We had a heated discussion over the phone shortly after he left. It began with him explaining that things will change, that I am a priority, that it would be cheap to tell me he loves me over the phone, but in fact he does. In my mind, I knew that there is nothing cheaper than a man telling you he loves you only because he knows he is about to get dumped. I grew progressively more and more frustrated; for a man of so few words, he operated like a litigator. Before I knew it, the conversation had turned, and the man I was so devastated to see leave my arms went on the offensive, essentially painting me to be a needy girlfriend who demanded too much.
Do I demand too much?
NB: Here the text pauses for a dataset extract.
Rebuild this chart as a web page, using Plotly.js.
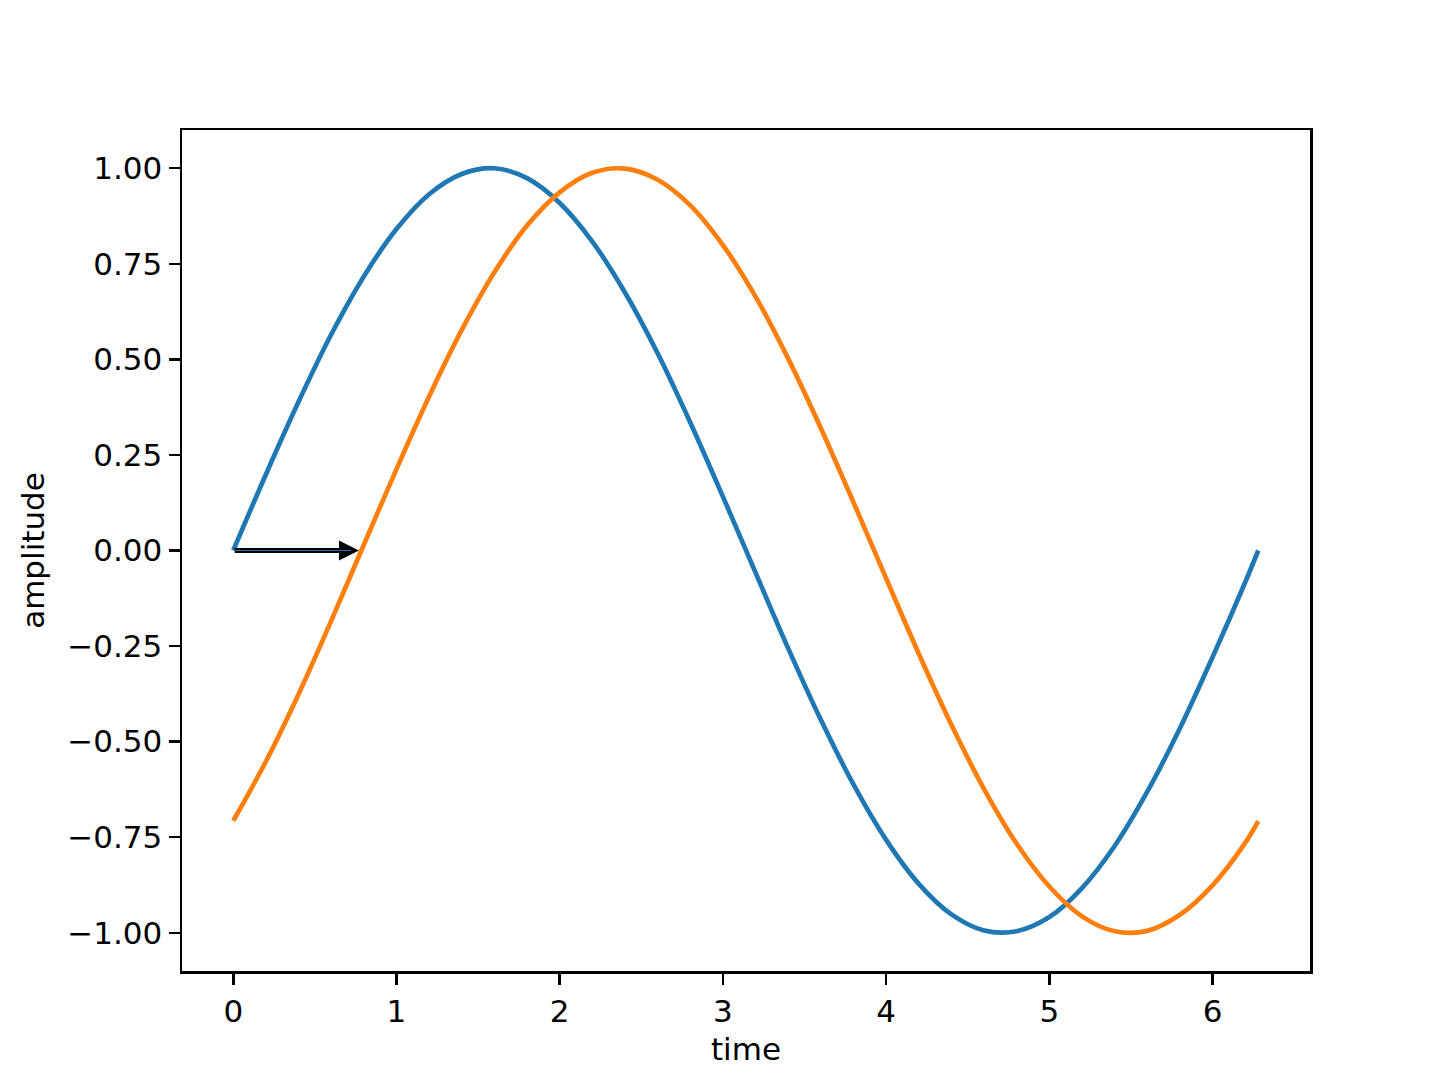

I have asked myself this question since this relationship, if it can be called that, really took off: am I too needy? These puppy dog boyfriends that I so enjoy, men who are delighted to be with me, say "Sure, love, wherever you want to go", who seem proud to hold my hand....did they spoil me? I told my father one night that I want a man who adores me; he said, "Buy a dog". So I am looking for a balance, someone with his own life and ambition and dreams, who thinks that I am worth having and sharing with.
As I walked home tonight my stomach kept lurching, and I resisted crying every few blocks. How little do I value myself? I express my unhappiness to my boyfriend, and he can't be bothered to call or write on the same evening to try and hold on to me. How little does he care? I think I will be much cooler with the next man I date; I have trained myself to be satisfied with so little affection and communication that I will be grateful when the next boyfriend says, "Shall we get breakfast?"
This frustration isn't the result of one morning; it is 9 months of slights and coldness. You can't make someone love you more, or see why you are valuable. It is beating your head against a brick wall, and the wall wins.
I can't do this again, can't knowingly settle into a relationship that will never work. I don't know how people survive divorce; silly break ups never get easier, no matter how many I go through.